日本映画が審査員特別賞に

大森立嗣監督の「さよなら渓谷」に審査員特別賞 =Press Photo撮影

大森立嗣監督の「さよなら渓谷」に審査員特別賞 =Press Photo撮影

第35回モスクワ国際映画祭は、6月20日から29日まで行われた。ニキータ・ミハルコフ実行委員長によると、8日間で7万2000人が試写会に訪れたという。48ヶ国の364作品が上映され、うちロシアの3作品を含む16作品がコンペティション部門に参加した。大森立嗣監督の「さよなら渓谷」は、審査員特別賞を受賞した。

最高賞はトルコのエルデム・テペゲズ監督の「塵」 

  映画祭の最高賞「金の聖ゲオルギー」は、トルコのエルデム・テペゲズ監督の「塵」が受賞した。この映画は病気の娘と年老いた母を養うために、何でもいい から仕事をしようとする、イスタンブールに住む無職の女性の話。飢えと絶望が極限に達した時、自分の腎臓を売ることを決意する。制作側の新趣向と現実感のバランスが取れていて、見る人の心に響いた。主役を演じた女優のジャレ・アリカンさんは、感情と内部の強いエネルギーを表現しながら、ミニマリズムの中で精 神的な限界を演じ、最優秀主演女優賞「銀の聖ゲオルギー」を受賞した。

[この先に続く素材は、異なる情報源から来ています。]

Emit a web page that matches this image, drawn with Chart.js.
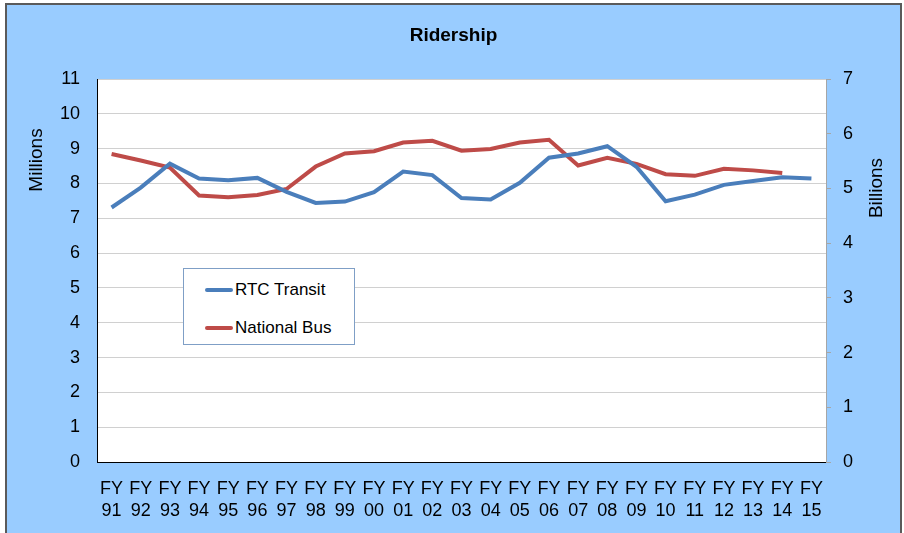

 最優秀監督賞と審査員特別賞として、他の2つの「銀の聖ゲオルギー」が、アジアの参加者に贈られた。最優秀監督賞に選ばれたのは、サイコスリラーなのに優しい映画「レバノンの感情」を撮影した、韓国のチョン・ヨンヒョン監督だ。この映画は、いかにして善人の非論理的な行動が、世界の喜びとなるのかを描いている。

 

大森立嗣監督の「さよなら渓谷」に審査員特別賞

 審査員特別賞は、洗練された悲しい心理スリラー映画「さよなら渓谷」を撮影した、日本の大森立嗣監督に贈られた。「人間関係への深い理解と洗練された演出」が評価された。

 「さよなら渓谷」は、吉田修一さんの同名の小説を映画化したもので、主人公の男女が、幼児の殺人事件をきっかけに、自分たちの過去を直視し、純粋な愛とは何かを悟る。真木よう子さん(30)と大西信満(しま)さん(37)が夫婦を演じた。 

 その他特筆すべき映画としては、キーラ・ムラトワ監督の傑作「永劫回帰」がある。この映画の名称は、かつて起きたことはいつか必ず起きるという、ニーチェの思想だ。ムラトワ監督は2人の女性を愛する1人の男性について語っている。さまざまな年齢、性格、活動をする複数のカップルが、観客の前で同じシーンをくりひろげる。男性は同窓生のもとへ行き、いきなりさまざまな疑念をその女性にぶつけはじめる。両方の女性を愛している場合、どちらと一緒にいるべきなのか。映画が終わりに近づくと、これらのシーンすべてが、潜在的な投資家に見せるための、プロデューサーの試作映画にすぎないことがわかる。 映像の中の苦悩は、涙と資金を頂戴するための手段にすぎない。

 

何かに目覚める自由な人間たち 

 他にも優れた2作品がある。それはポーランドのヴォイツェフ・スマルジョフスキ監督の「道路パトロール」と、ロシアのユーリー・ブィコフ監督の「少佐」 だ。どちらの映画でもストーリーの中心は警官になっている。警察機構の一部になった人間が、機構から離れ、人間に備わっている公正への欲求を思い出すことがどれほど可能なのかについて語っている。この問題は一義的ではないが、悪に立ち向かうことは現実的に可能だと観客に思わせる。

 流血の衝突だけでなく、他の方法もあると示したのが、ディーデリック・エビンゲ監督の感動的かつ詩的な映画「マッターホルン」だ。主な娯楽が牧師との罪 についての会話という、小さな町の控えめな住人が主人公である。視野が狭く、退屈で、“正統的な”この住人自身に対する予期せぬ反乱が、彼との結婚を夢見る地元の変わった男との不可思議な友情から始まってしまう。この住人はすべての恐怖やしきたりを覆してこの男と結婚し、地元の教会社会を仰天させる。

 何かに目覚め、しきたりを破り、現状に対して自由な意思を示す人物が、モスクワ映画祭の中心的存在となった。